Roihu is Here: What You Need to Know?

CSC’s new national supercomputer Roihu has been opened for general use, significantly increasing the national scientific computing capacity available in Finland. This brings numerous changes: for example, the copy of the open newspapers and journals dataset from the National Library of Finland has been moved to Roihu, and the adoption of the next-generation system means that the previous-generation machines Puhti and Mahti will be decommissioned. This decommissioning means that researchers must move their active research and data away from them, e.g. to Roihu.

Roihu

Moving from Puhti and Mahti to Roihu triples the national supercomputing capacity, and it is well suited for tasks such as training small to medium-sized AI models. Further, the scratch disk performance is estimated to be an order of magnitude higher than on Puhti, which is a huge benefit when it comes to I/O-heavy computations and data preparation. Roihu’s GPU partition ranked 91st and CPU partition 193rd on June 2026 TOP500 list comparing supercomputers around the world. For general information about Roihu, see csc.fi. Technical documentation and more detailed information about its compute nodes can be found in docs.csc.fi.

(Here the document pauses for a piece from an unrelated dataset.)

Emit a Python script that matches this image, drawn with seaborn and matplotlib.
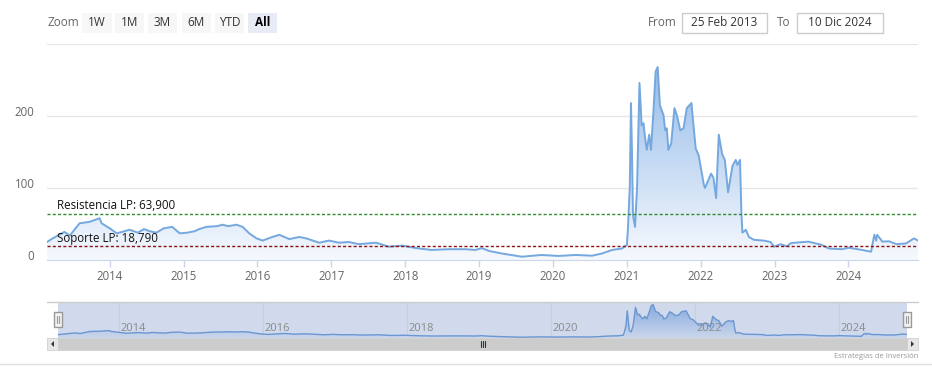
import numpy as np
import pandas as pd
import matplotlib
matplotlib.use("Agg")
import matplotlib.pyplot as plt
import matplotlib.dates as mdates
from matplotlib.patches import Rectangle, Polygon
from matplotlib.colors import LinearSegmentedColormap
from matplotlib.transforms import ScaledTranslation
import seaborn as sns

# price series
dates = [
    "2013-02-25", "2013-03-25", "2013-04-27", "2013-05-22", "2013-06-18", "2013-08-05",
    "2013-09-24", "2013-11-12", "2013-11-22", "2014-01-01", "2014-02-05", "2014-04-09",
    "2014-05-20", "2014-06-20", "2014-07-17", "2014-08-20", "2014-09-25", "2014-11-06",
    "2014-12-13", "2015-01-20", "2015-02-25", "2015-03-20", "2015-04-24", "2015-06-15",
    "2015-07-13", "2015-08-10", "2015-09-20", "2015-10-20", "2015-11-22", "2015-12-28",
    "2016-01-27", "2016-03-15", "2016-04-19", "2016-06-07", "2016-07-26", "2016-08-30",
    "2016-11-02", "2016-12-20", "2017-02-08", "2017-03-28", "2017-05-17", "2017-08-10",
    "2017-10-12", "2017-12-16", "2018-02-24", "2018-05-12", "2018-08-03", "2018-10-25",
    "2018-12-14", "2019-01-15", "2019-02-20", "2019-04-24", "2019-07-31", "2019-11-06",
    "2020-01-29", "2020-04-22", "2020-07-13", "2020-08-30", "2020-10-20", "2020-12-08",
    "2021-01-01", "2021-01-06", "2021-01-15", "2021-01-21", "2021-01-26", "2021-01-31",
    "2021-02-10", "2021-02-20", "2021-03-04", "2021-03-15", "2021-03-24", "2021-04-01",
    "2021-04-09", "2021-04-21", "2021-04-30", "2021-05-12", "2021-05-23", "2021-06-02",
    "2021-06-13", "2021-07-01", "2021-07-09", "2021-07-17", "2021-07-25", "2021-08-08",
    "2021-08-24", "2021-09-05", "2021-09-22", "2021-10-08", "2021-10-24", "2021-11-16",
    "2021-11-22", "2021-12-07", "2021-12-22", "2022-01-16", "2022-01-22", "2022-02-21",
    "2022-03-05", "2022-03-18", "2022-03-31", "2022-04-17", "2022-04-30", "2022-05-16",
    "2022-06-07", "2022-06-23", "2022-07-01", "2022-07-14", "2022-07-21", "2022-07-26",
    "2022-08-12", "2022-08-27", "2022-09-21", "2022-11-08", "2022-12-12", "2022-12-30",
    "2023-01-31", "2023-03-01", "2023-03-25", "2023-04-13", "2023-06-17", "2023-08-22",
    "2023-09-26", "2023-11-28", "2024-01-04", "2024-03-08", "2024-04-22", "2024-05-08",
    "2024-05-17", "2024-05-22", "2024-06-17", "2024-07-20", "2024-08-25", "2024-10-12",
    "2024-11-20", "2024-12-10",
]
prices = [
    25, 30, 35, 39, 34, 51,
    53, 58, 51, 44, 37, 42,
    38, 43, 40, 38, 44, 46,
    37, 38, 40, 43, 46, 47,
    49, 47, 49, 46, 37, 30,
    27, 32, 35, 29, 32, 30,
    24, 27, 24, 25, 22, 24,
    18.5, 20, 16.5, 14, 15, 15,
    14, 16.5, 12.5, 9, 4.6, 7,
    5.6, 7, 6, 9, 14, 16,
    21, 44, 100, 218, 150, 62,
    46, 100, 246, 187, 190, 169,
    153, 174, 153, 206, 262, 268,
    215, 201, 180, 183, 153, 162,
    211, 201, 180, 183, 211, 218,
    199, 155, 145, 105, 100, 120,
    114, 86, 174, 147, 139, 94,
    131, 139, 132, 139, 65, 38,
    42, 32, 28, 27, 25, 18.5,
    22, 19, 23.6, 24, 25.5, 21,
    16, 15, 17, 14, 11.5, 35,
    27, 35, 25.5, 26, 22, 23,
    30, 27,
]

resistance = 63.9
support = 18.79
resistance_label = "Resistencia LP: 63,900"
support_label = "Soporte LP: 18,790"
y_ticks = [0, 100, 200, 300]
y_tick_labels = ["0", "100", "200", ""]
year_ticks = list(range(2014, 2025))
nav_years = [2014, 2016, 2018, 2020, 2022, 2024]
zoom_buttons = ["1W", "1M", "3M", "6M", "YTD", "All"]
date_from = "25 Feb 2013"
date_to = "10 Dic 2024"
credits = "Estrategias de Inversión"

df = pd.DataFrame({"date": pd.to_datetime(dates), "price": prices})

sns.set_style("white")
plt.rcParams["font.family"] = ["Open Sans", "DejaVu Sans"]

W, H = 932, 379
fig = plt.figure(figsize=(W / 100, H / 100), dpi=100)


def box(x0, y0, x1, y1):
    return [x0 / W, 1 - y1 / H, (x1 - x0) / W, (y1 - y0) / H]


line_color = "#74a8df"
grad = LinearSegmentedColormap.from_list("g", ["#f6f9fe", "#96bce9"])
xmin, xmax = df["date"].min(), df["date"].max()
x0n, x1n = mdates.date2num(xmin), mdates.date2num(xmax)


def gradient_area(ax, top):
    fill = ax.fill_between(df["date"], 0, df["price"], color="none", lw=0)
    g = np.linspace(0, 1, 256).reshape(-1, 1)
    im = ax.imshow(g, extent=[x0n, x1n, 0, top], origin="lower", aspect="auto",
                   cmap=grad, zorder=1)
    im.set_clip_path(fill.get_paths()[0], ax.transData)


# main chart
ax = fig.add_axes(box(47, 44, 918, 260))
gradient_area(ax, max(prices))
sns.lineplot(data=df, x="date", y="price", ax=ax, color=line_color, lw=1.4, zorder=3)
ax.axhline(resistance, color="#2e8b2e", ls=(0, (2.2, 1.6)), lw=1, zorder=4)
ax.axhline(support, color="#8b1010", ls=(0, (2.2, 1.6)), lw=1, zorder=4)
ax.text(0.011, resistance + 2.5, resistance_label, transform=ax.get_yaxis_transform(),
        fontsize=8.3, color="#111111", va="bottom", zorder=5)
ax.text(0.011, support + 2.5, support_label, transform=ax.get_yaxis_transform(),
        fontsize=8.3, color="#111111", va="bottom", zorder=5)

ax.set_xlim(xmin, xmax)
ax.set_ylim(0, 300)
ax.set_yticks(y_ticks)
ax.set_yticklabels(y_tick_labels)
ax.set_xticks([pd.Timestamp(f"{y}-01-01") for y in year_ticks])
ax.set_xticklabels([str(y) for y in year_ticks])
ax.set_xlabel("")
ax.set_ylabel("")
ax.grid(axis="y", color="#e6e6e6", lw=1)
ax.grid(axis="x", visible=False)
for s in ["top", "left", "right"]:
    ax.spines[s].set_visible(False)
ax.spines["bottom"].set_color("#ccd6eb")
ax.tick_params(axis="x", length=5, width=1, color="#ccd6eb", pad=2, labelsize=8.3,
               labelcolor="#666666", bottom=True)
ax.tick_params(axis="y", length=0, pad=9, labelsize=8.3, labelcolor="#666666")
for lbl in ax.get_yticklabels():
    lbl.set_transform(lbl.get_transform() + ScaledTranslation(0, 0.045, fig.dpi_scale_trans))

# navigator
nav = fig.add_axes(box(58, 302, 907, 338))
for y in nav_years:
    nav.axvline(pd.Timestamp(f"{y}-01-01"), color="#f0f0f0", lw=1, zorder=0)
gradient_area(nav, max(prices))
sns.lineplot(data=df, x="date", y="price", ax=nav, color="#6d9fd9", lw=1, zorder=3)
nav.set_xlim(xmin, xmax)
nav.set_ylim(-2, 290)
nav.axis("off")
nav.add_patch(Rectangle((0, 0), 1, 1, transform=nav.transAxes, color=(102 / 255, 133 / 255, 194 / 255),
                        alpha=0.3, lw=0, zorder=5))
for y in nav_years:
    nav.text(pd.Timestamp(f"{y}-01-01") + pd.Timedelta(days=8), 0.12, str(y),
             transform=nav.get_xaxis_transform(), fontsize=8, color="#8a8a8a",
             va="bottom", ha="left", zorder=6)

# overlay for the toolbar, scrollbar and credits, in pixel units
ov = fig.add_axes([0, 0, 1, 1], zorder=10)
ov.set_xlim(0, W)
ov.set_ylim(H, 0)
ov.axis("off")
ov.patch.set_alpha(0)

ov.text(48, 22.5, "Zoom", fontsize=8.5, color="#666666", va="center")
btn_x = [(82, 112), (115, 144), (148, 177), (182, 211), (215, 244), (248, 277)]
for (bx0, bx1), name in zip(btn_x, zoom_buttons):
    sel = name == "All"
    ov.add_patch(Rectangle((bx0, 13), bx1 - bx0, 20, color="#e6ebf5" if sel else "#f7f7f7", lw=0))
    ov.text((bx0 + bx1) / 2, 22.5, name, fontsize=8.5, ha="center", va="center",
            color="#000000" if sel else "#333333", fontweight="bold" if sel else "normal")

ov.text(648, 22.5, "From", fontsize=8.5, color="#666666", va="center")
ov.text(777, 22.5, "To", fontsize=8.5, color="#666666", va="center")
for (bx0, bx1), txt in zip([(682, 767), (797, 883)], [date_from, date_to]):
    ov.add_patch(Rectangle((bx0, 13), bx1 - bx0, 20, facecolor="white", edgecolor="#cccccc", lw=1))
    ov.text((bx0 + bx1) / 2, 22.5, txt, fontsize=8.5, ha="center", va="center", color="#333333")

# navigator outline and handles
ov.plot([47, 918], [302, 302], color="#cccccc", lw=1)
for hx in (58, 907):
    ov.add_patch(Rectangle((hx - 4, 312), 8, 15, facecolor="#f2f2f2", edgecolor="#999999", lw=1))
    ov.plot([hx - 1, hx - 1], [316, 323], color="#999999", lw=0.8)
    ov.plot([hx + 1, hx + 1], [316, 323], color="#999999", lw=0.8)

# scrollbar
ov.add_patch(Rectangle((47, 338), 871, 12, color="#f2f2f2", lw=0))
ov.add_patch(Rectangle((58, 338), 849, 12, facecolor="#cccccc", edgecolor="#cccccc", lw=0.5))
for bx in (47, 907):
    ov.add_patch(Rectangle((bx, 338), 11, 12, facecolor="#e6e6e6", edgecolor="#cccccc", lw=0.5))
ov.add_patch(Polygon([[54, 341], [54, 347], [51, 344]], color="#333333", lw=0))
ov.add_patch(Polygon([[911, 341], [911, 347], [914, 344]], color="#333333", lw=0))
for gx in (480.5, 482.5, 484.5):
    ov.plot([gx, gx], [341, 347], color="#333333", lw=0.8)

ov.plot([0, 932], [364, 364], color="#e0e0e0", lw=1)
ov.text(918, 357, credits, fontsize=5.5, color="#999999", ha="right", va="center")

fig.savefig("out.png", dpi=100)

Puhti and Mahti Decommissioning

The previous generation national HPC environments, Puhti and Mahti, will be decommissioned. The Puhti computing services are scheduled be shut down on July 31st, and Mahti computing services on August 31st. Login nodes and storage of both machines will shut down on October 15th, but their accessibility cannot be guaranteed beyond the end of August due to service contracts running out. Thus the safest option is to ensure that all important data is copied elsewhere already before September.


Getting Roihu Access

Accessing Roihu is in principle similar to accessing Puhti and Mahti, after doing the initial setup steps. First of all, Roihu can only be accessed by users who have at least one project that uses Roihu. Project managers can add services to their projects in MyCSC. Each member using the service must also log into MyCSC and approve terms of use for the service before it becomes available for them.

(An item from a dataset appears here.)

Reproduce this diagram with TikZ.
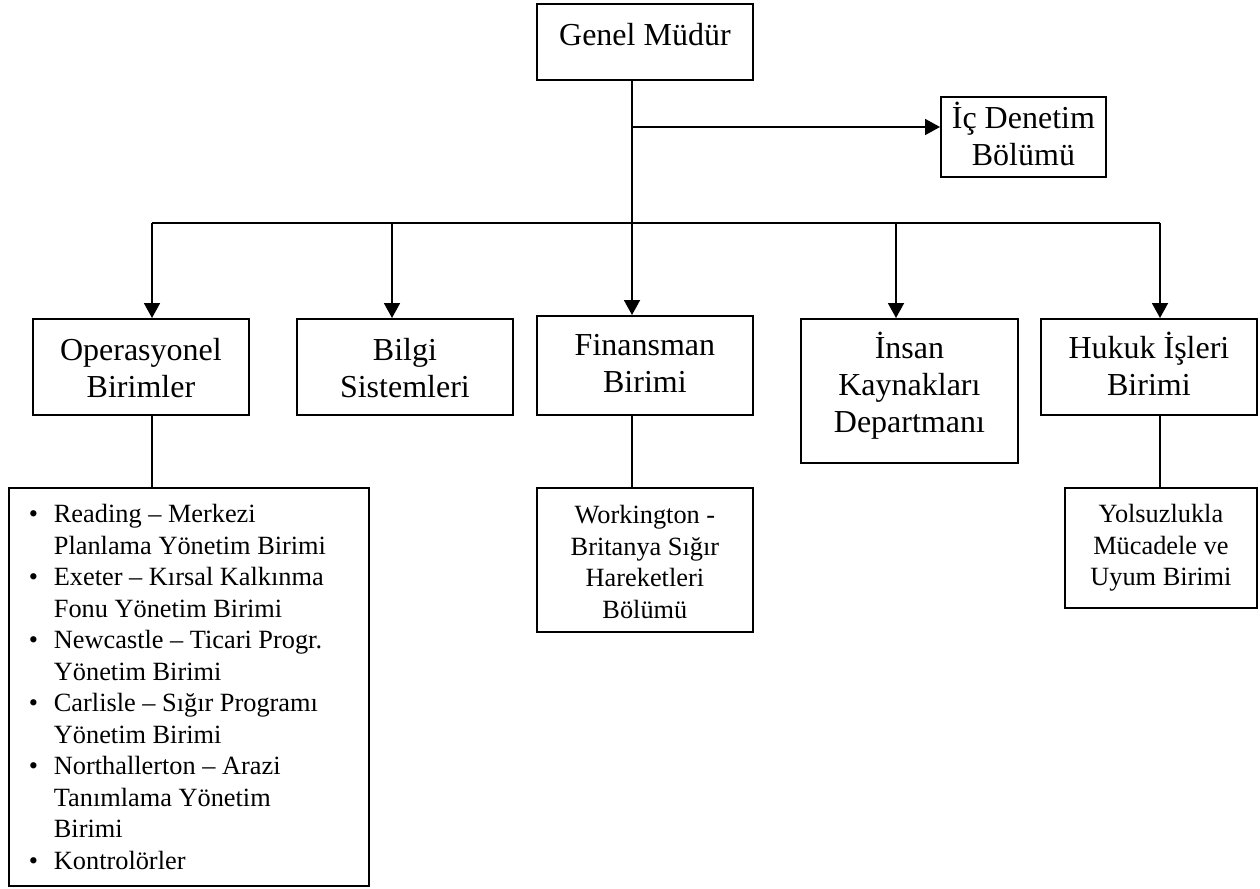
\documentclass[tikz,border=0pt]{standalone}
\usepackage{fontspec}
\setmainfont{Liberation Serif}
\usetikzlibrary{arrows.meta}

% one drawing unit = 0.6pt
\newlength\unitpx
\setlength\unitpx{0.6pt}
\newcommand\bigfont{\fontsize{19.2pt}{22pt}\selectfont}
\newcommand\smallfont{\fontsize{15.8pt}{18.9pt}\selectfont}
% box contents: width, height, first-baseline offset, text (top aligned, centred)
\newcommand\bxt[4]{\parbox[c][#2\unitpx][t]{#1\unitpx}{\centering\rule{0pt}{#3\unitpx}#4}}
% indentation helpers for the bullet list
\newcommand\bitem{\hspace*{20\unitpx}\makebox[25\unitpx][l]{\textbullet}}
\newcommand\bcont{\hspace*{45\unitpx}}

\tikzset{
  unit/.style={draw, line width=1.1pt, inner sep=0pt, anchor=north west},
  link/.style={line width=1.1pt},
  arr/.style={line width=1.1pt, -{Triangle[width=9.6pt,length=9pt]}},
}

\begin{document}
\begin{tikzpicture}[x=0.6pt, y=-0.6pt]
\useasboundingbox (0,0) rectangle (1260,889);

% top level
\node[unit, font=\bigfont] (gm) at (536,3) {\bxt{216}{76}{42}{Genel Müdür}};
\node[unit, font=\bigfont] (ic) at (940,96) {\bxt{165}{80}{32}{İç Denetim\\Bölümü}};

% departments
\node[unit, font=\bigfont] (op) at (32,318)   {\bxt{216}{96}{42}{Operasyonel\\Birimler}};
\node[unit, font=\bigfont] (bs) at (296,318)  {\bxt{216}{96}{42}{Bilgi\\Sistemleri}};
\node[unit, font=\bigfont] (fn) at (536,315)  {\bxt{216}{99}{40}{Finansman\\Birimi}};
\node[unit, font=\bigfont] (ik) at (800,318)  {\bxt{217}{144}{40}{İnsan\\Kaynakları\\Departmanı}};
\node[unit, font=\bigfont] (hk) at (1040,318) {\bxt{216}{96}{40}{Hukuk İşleri\\Birimi}};

% sub units
\node[unit, font=\smallfont] (ls) at (8,487) {\parbox[c][398\unitpx][t]{360\unitpx}{%
  \rule{0pt}{35\unitpx}\bitem Reading – Merkezi\\
  \bcont Planlama Yönetim Birimi\\
  \bitem Exeter – Kırsal Kalkınma\\
  \bcont Fonu Yönetim Birimi\\
  \bitem Newcastle – Ticari Progr.\\
  \bcont Yönetim Birimi\\
  \bitem Carlisle – Sığır Programı\\
  \bcont Yönetim Birimi\\
  \bitem Northallerton – Arazi\\
  \bcont Tanımlama Yönetim\\
  \bcont Birimi\\
  \bitem Kontrolörler}};
\node[unit, font=\smallfont] (wk) at (536,487)  {\bxt{216}{144}{36}{Workington -\\Britanya Sığır\\Hareketleri\\Bölümü}};
\node[unit, font=\smallfont] (ys) at (1064,487) {\bxt{192}{120}{35}{Yolsuzlukla\\Mücadele ve\\Uyum Birimi}};

% connector points
\coordinate (s0) at (632,79);
\coordinate (t0) at (632,127);
\coordinate (b1) at (152,223);
\coordinate (b2) at (392,223);
\coordinate (b3) at (632,223);
\coordinate (b4) at (896,223);
\coordinate (b5) at (1160,223);

% trunk, side branch and bus
\draw[link] (s0 |- gm.south) -- (b3);
\draw[arr] (t0) -- (t0 -| ic.west);
\draw[link] (b1) -- (b5);

% arrows into the departments
\draw[arr] (b1) -- (b1 |- op.north);
\draw[arr] (b2) -- (b2 |- bs.north);
\draw[arr] (b3) -- (b3 |- fn.north);
\draw[arr] (b4) -- (b4 |- ik.north);
\draw[arr] (b5) -- (b5 |- hk.north);

% departments to their sub units
\draw[link] (b1 |- op.south) -- (b1 |- ls.north);
\draw[link] (b3 |- fn.south) -- (b3 |- wk.north);
\draw[link] (b5 |- hk.south) -- (b5 |- ys.north);
\end{tikzpicture}
\end{document}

Due to security reasons, connecting to Roihu via SSH or SFTP requires an SSH certificate that is valid for 24 hours. There are two ways of obtaining one: either downloading it from MyCSC or using the command-line certificate helper tool. Once the initial setup has been done, the certificate helper tool is a lot less cumbersome than manually downloading files, making it the preferable long-term solution for people who frequently access Roihu.

Roihu web interface can be accessed without generating certificates, but you must have multi-factor authentication enabled to log in.

Migrating Your Workflows

In terms of compute, the most notable difference between the old systems and Roihu is the CPU architecture used on GPU nodes: whereas all CPUs on Puhti and Mahti used x86 architecture, the GPU computation and login nodes have ARM CPUs. The CPU partition and its login nodes have x86 CPUs as before. This means that software must be built separately for the two environments if you use them both. This is described in Roihu FAQ, and more details can be found in Roihu hardware description.

If you are running I/O-intensive computations and have been using the fast local storage on compute nodes, its reservation changes somewhat. Previously temporary storage could be requested relatively freely for all types of jobs. On Roihu, jobs running on shared nodes can only obtain the standard quota of 20 GiB: requesting disaggregated NVMe storage is only available for jobs reserving full nodes. Fortunately the shared node support will be added in Q3/2026. See Roihu disk areas for more information.

Docs.csc.fi offers both instructions for creating batch job scripts and some example scripts to help you get started with your computations.


Migrating Your Data Away from Puhti and Mahti

The most important step of migrating your data is knowing your data: what is stored and where? What is still needed and what can be safely deleted? What can be regenerated or is otherwise of temporary nature? Are there scripts, configuration files or secrets that must be salvaged? What is still used in computations, and what should be archived as inactive data?

One notable change regarding datasets is the introduction of dataset projects. They allow keeping the datasets longer than is possible on scratch disk (dataset projects are granted for one year at a time, and it is possible to apply for an extension) and sharing it with individual collaborators, other projects, everyone from your organization or publicly for all CSC users.

After figuring out what needs to be salvaged and identifying a suitable destination, the data can be moved using any of the standard methods. Due to Allas being near its capacity, it is recommended to move the data directly between systems instead of transferring it to Allas first. There’s also a specific Roihu data migration guide for those moving their data to Roihu.

Support

If you run into any problems or have questions about Roihu or other CSC systems, the usual support channels are available. CSC support is available throughout the summer via email or phone. To maximize the likelihood of getting your issue resolved quickly and with few rounds of emailing, see tips for writing good support requests. The weekly research support coffees also offer an easy way to ask questions in person and e.g. share your screen if necessary. Roihu has been a popular topic in questions and short talks there lately.